When he resigned, Steve had told the Apple board that his new company, dubbed NeXT, would not attack any important Apple markets. That was nonsense. His stated target—the higher education market—was in fact very important to Apple, and he had stolen away Lewin, the company’s key sales link to the academic world. But Steve had his eyes on even more than that one narrow slice of Apple’s potential market. As Steve saw things, he had created the first two signature moments of the personal computing era: the Apple II and the Mac. (There had, of course, been another signature moment: the release of the IBM PC in 1981. But Steve discounted that milestone, since he couldn’t imagine a world in which most people would choose to buy machines that were so much harder to use than the ones he created.) Now it was time for a third shift, and he naturally would be the one to drive the change. He would show those bureaucrats who had mismanaged Apple a thing or two about real leadership and innovation.

Steve believed that he now had everything he needed to succeed as a world-class CEO. He had been involved in every aspect of Apple’s business over the previous eight years. He was a quick study, a savant who could envision revolutionary products and inspire the close group of folks who designed and made them, and he was an instinctive marketer. In Steve’s eyes, no one could say the same for Sculley and his “market-driven” tactics. “I think the question everyone is asking about Apple is this,” Steve told me during one of our first interviews. “Does the environment to create the next Macintosh still exist at Apple?
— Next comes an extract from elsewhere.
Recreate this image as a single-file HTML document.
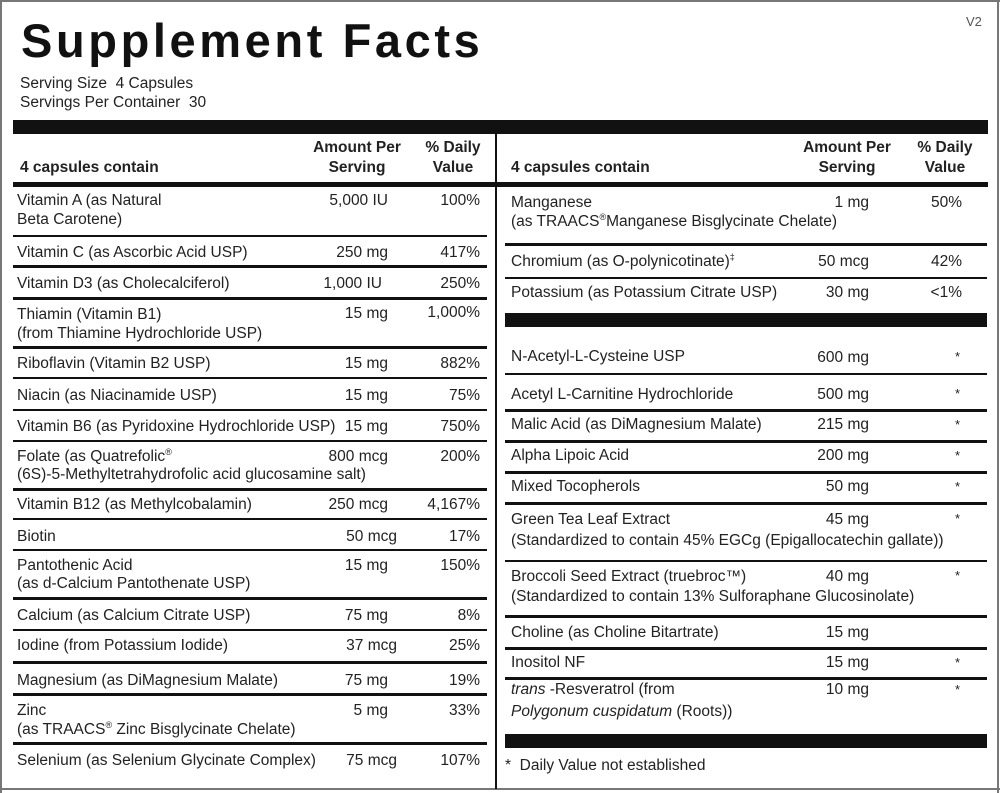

Would they know it if they found it?” His new company, called NeXT, would surely grow to be even bigger than Apple, for the sole reason that he had higher expectations for it. “The world doesn’t need another $100 million computing company,” he announced, scoffing at the thought that he might produce something so trivial.

He was convinced that he really was the only person who could create from scratch the amazing blockbuster products that would give rise to the industry’s next great company. So were his renegades. “I had had plenty of experience with the downside of Steve,” remembers Lewin, the last of the five Apple exiles to sign up. “I definitely thought about the risk of going to work for him and leaving my job at Apple. But I worried that if I didn’t go to NeXT, I would have always said, ‘Dammit, I should have gone along for the ride.’ ” Says another early staffer, who signed on in 1986: “You would have had to be an idiot not to believe that Steve was going to create the next big thing. Everyone believed that.”

Little did they know that in due time, NeXT would turn out to be the full, unfortunate blooming of Steve Jobs’s worst tendencies at Apple. Yes, Steve had been a product visionary and a great spokesman for the company and the industry he had helped create. But he was hardly poised to be a great chief executive. In many ways, he wasn’t even a grown-up yet.